§ Data for this task:
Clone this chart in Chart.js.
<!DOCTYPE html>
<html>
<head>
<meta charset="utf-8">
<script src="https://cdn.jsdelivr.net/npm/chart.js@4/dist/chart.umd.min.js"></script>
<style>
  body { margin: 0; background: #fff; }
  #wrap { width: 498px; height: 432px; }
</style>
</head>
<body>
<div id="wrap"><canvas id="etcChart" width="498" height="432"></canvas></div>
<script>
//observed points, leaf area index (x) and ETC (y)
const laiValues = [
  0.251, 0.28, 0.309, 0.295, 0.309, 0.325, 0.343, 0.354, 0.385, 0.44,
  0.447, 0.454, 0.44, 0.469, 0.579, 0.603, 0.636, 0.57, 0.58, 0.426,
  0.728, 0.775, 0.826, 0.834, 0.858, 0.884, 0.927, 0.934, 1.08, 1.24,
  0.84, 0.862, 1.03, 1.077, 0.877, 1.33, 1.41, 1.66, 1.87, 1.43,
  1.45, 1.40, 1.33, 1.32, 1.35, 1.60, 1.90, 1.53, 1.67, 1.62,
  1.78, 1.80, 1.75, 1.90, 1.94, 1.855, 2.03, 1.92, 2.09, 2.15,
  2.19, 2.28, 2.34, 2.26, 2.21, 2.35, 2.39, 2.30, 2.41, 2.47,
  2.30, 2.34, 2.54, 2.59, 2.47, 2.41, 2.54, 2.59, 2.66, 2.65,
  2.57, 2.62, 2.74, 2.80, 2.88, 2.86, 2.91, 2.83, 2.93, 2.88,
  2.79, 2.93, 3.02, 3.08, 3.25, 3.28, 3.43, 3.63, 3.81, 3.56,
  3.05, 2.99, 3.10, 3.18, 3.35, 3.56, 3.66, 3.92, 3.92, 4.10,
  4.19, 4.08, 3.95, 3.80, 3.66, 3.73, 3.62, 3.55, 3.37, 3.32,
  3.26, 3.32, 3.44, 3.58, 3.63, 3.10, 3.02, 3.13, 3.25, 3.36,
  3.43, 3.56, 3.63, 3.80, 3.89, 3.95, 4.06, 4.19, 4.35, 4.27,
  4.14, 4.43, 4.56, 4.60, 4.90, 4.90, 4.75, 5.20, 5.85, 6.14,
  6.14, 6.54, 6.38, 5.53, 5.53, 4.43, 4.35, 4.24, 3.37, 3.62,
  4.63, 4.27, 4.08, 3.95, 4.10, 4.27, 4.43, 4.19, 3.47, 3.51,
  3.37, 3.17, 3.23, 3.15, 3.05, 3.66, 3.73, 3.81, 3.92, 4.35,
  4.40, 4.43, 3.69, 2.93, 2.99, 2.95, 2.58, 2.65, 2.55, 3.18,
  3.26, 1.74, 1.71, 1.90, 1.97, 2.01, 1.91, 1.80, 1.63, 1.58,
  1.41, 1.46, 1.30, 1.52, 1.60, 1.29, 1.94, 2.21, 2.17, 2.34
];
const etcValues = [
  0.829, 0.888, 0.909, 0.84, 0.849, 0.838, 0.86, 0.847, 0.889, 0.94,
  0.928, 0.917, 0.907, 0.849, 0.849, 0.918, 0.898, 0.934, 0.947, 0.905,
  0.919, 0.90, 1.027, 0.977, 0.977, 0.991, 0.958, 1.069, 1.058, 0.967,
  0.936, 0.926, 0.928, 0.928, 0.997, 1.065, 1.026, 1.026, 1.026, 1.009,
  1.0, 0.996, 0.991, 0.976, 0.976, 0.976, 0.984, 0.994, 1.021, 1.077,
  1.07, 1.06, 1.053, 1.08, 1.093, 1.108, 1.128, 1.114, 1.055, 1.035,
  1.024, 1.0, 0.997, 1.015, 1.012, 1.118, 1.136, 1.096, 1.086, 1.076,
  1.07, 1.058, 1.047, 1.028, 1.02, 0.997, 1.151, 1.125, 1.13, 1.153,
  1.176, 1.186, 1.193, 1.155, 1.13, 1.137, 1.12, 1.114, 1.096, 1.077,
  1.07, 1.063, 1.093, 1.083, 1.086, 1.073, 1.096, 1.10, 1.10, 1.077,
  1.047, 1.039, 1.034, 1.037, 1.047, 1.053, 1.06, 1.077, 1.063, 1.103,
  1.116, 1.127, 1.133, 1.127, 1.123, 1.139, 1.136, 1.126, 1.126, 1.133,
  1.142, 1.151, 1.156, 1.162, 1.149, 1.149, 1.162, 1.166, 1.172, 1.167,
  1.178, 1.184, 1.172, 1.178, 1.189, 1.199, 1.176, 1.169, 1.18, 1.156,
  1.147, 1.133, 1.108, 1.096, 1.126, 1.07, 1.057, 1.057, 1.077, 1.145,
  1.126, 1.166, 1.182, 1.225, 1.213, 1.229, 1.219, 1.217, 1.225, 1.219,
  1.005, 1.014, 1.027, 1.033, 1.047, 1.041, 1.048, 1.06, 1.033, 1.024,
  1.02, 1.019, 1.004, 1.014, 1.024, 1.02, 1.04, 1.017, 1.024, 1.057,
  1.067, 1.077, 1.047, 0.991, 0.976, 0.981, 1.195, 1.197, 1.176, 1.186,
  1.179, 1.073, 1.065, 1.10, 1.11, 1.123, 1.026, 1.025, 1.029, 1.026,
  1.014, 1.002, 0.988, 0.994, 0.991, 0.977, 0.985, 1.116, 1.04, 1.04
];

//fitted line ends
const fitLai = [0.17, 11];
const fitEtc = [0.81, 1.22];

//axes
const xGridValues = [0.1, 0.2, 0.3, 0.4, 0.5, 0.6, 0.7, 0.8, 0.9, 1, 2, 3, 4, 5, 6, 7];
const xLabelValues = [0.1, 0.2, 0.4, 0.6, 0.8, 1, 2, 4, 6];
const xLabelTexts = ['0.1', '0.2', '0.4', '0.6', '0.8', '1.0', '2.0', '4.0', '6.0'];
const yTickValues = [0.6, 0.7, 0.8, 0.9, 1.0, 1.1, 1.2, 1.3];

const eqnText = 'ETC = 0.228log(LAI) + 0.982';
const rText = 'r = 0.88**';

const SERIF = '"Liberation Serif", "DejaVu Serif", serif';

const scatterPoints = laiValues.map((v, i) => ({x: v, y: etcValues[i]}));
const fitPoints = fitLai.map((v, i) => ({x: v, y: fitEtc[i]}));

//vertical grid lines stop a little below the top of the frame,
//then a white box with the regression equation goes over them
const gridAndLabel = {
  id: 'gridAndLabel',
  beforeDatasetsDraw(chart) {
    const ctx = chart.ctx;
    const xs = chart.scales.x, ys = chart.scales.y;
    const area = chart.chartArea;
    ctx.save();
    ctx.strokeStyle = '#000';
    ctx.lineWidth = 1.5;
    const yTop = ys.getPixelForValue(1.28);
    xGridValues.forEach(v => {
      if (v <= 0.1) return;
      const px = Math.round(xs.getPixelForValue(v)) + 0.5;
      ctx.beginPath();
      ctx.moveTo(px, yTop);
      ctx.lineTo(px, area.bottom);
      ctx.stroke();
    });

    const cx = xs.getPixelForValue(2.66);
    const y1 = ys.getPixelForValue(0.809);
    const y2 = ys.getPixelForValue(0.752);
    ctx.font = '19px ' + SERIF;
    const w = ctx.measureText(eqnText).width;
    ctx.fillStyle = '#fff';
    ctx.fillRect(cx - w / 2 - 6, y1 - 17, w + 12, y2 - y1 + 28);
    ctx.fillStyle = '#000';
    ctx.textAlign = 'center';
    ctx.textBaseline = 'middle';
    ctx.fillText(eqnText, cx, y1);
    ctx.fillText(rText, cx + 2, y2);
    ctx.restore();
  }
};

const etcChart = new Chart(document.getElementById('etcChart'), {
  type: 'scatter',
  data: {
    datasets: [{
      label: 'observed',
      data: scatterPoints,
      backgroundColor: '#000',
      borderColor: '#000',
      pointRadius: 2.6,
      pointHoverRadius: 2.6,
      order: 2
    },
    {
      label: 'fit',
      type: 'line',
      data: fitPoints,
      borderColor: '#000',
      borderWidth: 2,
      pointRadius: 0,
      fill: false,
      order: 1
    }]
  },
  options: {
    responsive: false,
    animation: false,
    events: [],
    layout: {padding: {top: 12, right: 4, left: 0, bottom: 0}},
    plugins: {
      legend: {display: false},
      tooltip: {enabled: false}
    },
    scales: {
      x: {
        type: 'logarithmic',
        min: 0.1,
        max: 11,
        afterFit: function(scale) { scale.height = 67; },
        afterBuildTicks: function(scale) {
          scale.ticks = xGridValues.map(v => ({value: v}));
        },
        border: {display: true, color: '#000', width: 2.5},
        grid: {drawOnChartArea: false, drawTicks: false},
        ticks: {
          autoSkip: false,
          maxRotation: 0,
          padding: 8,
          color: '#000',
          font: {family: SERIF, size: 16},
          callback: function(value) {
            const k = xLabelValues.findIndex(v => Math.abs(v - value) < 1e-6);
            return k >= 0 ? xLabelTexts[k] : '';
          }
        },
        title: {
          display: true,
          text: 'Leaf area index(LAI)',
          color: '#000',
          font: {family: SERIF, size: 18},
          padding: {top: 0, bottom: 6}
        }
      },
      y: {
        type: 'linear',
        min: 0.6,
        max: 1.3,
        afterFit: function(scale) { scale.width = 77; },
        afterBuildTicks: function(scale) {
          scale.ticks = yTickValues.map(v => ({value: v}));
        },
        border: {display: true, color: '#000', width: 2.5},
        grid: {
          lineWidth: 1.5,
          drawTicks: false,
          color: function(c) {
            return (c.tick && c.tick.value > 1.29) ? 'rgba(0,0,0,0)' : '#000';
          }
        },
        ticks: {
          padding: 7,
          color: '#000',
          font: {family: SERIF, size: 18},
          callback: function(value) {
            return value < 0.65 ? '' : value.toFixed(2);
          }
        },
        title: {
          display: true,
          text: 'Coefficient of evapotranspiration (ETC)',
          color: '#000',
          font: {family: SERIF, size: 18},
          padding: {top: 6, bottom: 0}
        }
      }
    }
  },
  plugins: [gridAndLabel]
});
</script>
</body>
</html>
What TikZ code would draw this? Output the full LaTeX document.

§ Short exercise:
Pull out every line above that holds the word "document".

§ Final result:
const etcChart = new Chart(document.getElementById('etcChart'), {
What TikZ code would draw this? Output the full LaTeX document.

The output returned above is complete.